» **Written request**
Copy out the listing in full, exactly as written, but not its pictures.

» **Provided data**
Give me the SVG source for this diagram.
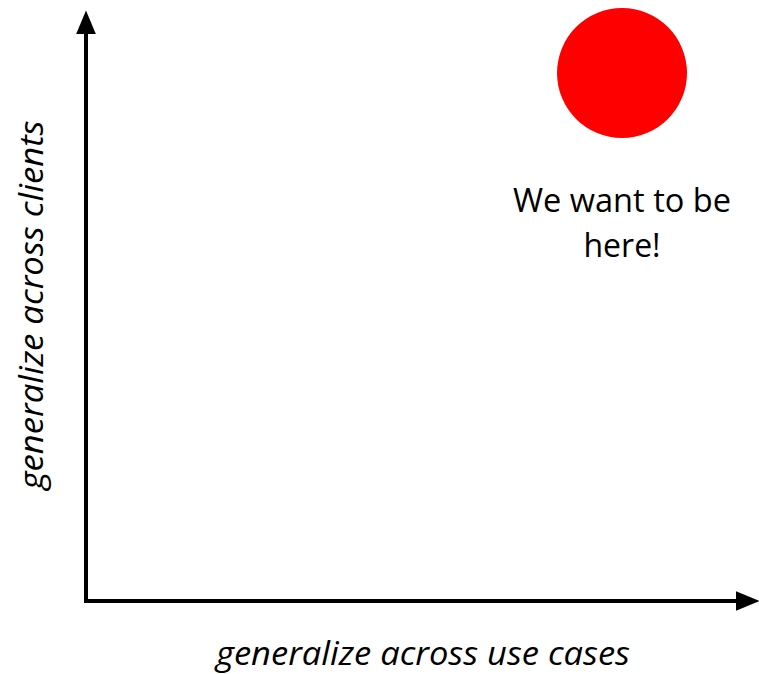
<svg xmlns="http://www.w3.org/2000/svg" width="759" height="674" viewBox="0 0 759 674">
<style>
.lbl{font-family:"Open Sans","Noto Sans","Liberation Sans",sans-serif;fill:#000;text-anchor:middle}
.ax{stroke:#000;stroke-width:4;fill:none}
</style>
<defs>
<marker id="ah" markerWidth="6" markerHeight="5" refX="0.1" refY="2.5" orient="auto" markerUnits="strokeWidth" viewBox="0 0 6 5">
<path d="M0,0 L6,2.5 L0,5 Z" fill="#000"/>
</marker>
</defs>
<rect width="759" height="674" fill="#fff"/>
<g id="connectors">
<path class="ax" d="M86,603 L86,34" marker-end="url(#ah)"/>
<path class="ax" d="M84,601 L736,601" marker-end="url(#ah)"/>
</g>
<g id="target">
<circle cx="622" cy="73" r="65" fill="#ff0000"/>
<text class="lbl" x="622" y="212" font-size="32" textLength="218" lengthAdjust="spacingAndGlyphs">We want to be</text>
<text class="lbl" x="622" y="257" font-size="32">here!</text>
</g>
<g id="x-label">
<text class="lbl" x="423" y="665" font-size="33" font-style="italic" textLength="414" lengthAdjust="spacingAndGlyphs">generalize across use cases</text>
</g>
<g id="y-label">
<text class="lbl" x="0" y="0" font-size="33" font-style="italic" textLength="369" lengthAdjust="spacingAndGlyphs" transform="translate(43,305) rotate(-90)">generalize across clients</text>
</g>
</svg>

» **Completed exercise**
Give me the SVG source for this diagram.
<svg xmlns="http://www.w3.org/2000/svg" width="759" height="674" viewBox="0 0 759 674">
<style>
.lbl{font-family:"Open Sans","Noto Sans","Liberation Sans",sans-serif;fill:#000;text-anchor:middle}
.ax{stroke:#000;stroke-width:4;fill:none}
</style>
<defs>
<marker id="ah" markerWidth="6" markerHeight="5" refX="0.1" refY="2.5" orient="auto" markerUnits="strokeWidth" viewBox="0 0 6 5">
<path d="M0,0 L6,2.5 L0,5 Z" fill="#000"/>
</marker>
</defs>
<rect width="759" height="674" fill="#fff"/>
<g id="connectors">
<path class="ax" d="M86,603 L86,34" marker-end="url(#ah)"/>
<path class="ax" d="M84,601 L736,601" marker-end="url(#ah)"/>
</g>
<g id="target">
<circle cx="622" cy="73" r="65" fill="#ff0000"/>
<text class="lbl" x="622" y="212" font-size="32" textLength="218" lengthAdjust="spacingAndGlyphs">We want to be</text>
<text class="lbl" x="622" y="257" font-size="32">here!</text>
</g>
<g id="x-label">
<text class="lbl" x="423" y="665" font-size="33" font-style="italic" textLength="414" lengthAdjust="spacingAndGlyphs">generalize across use cases</text>
</g>
<g id="y-label">
<text class="lbl" x="0" y="0" font-size="33" font-style="italic" textLength="369" lengthAdjust="spacingAndGlyphs" transform="translate(43,305) rotate(-90)">generalize across clients</text>
</g>
</svg>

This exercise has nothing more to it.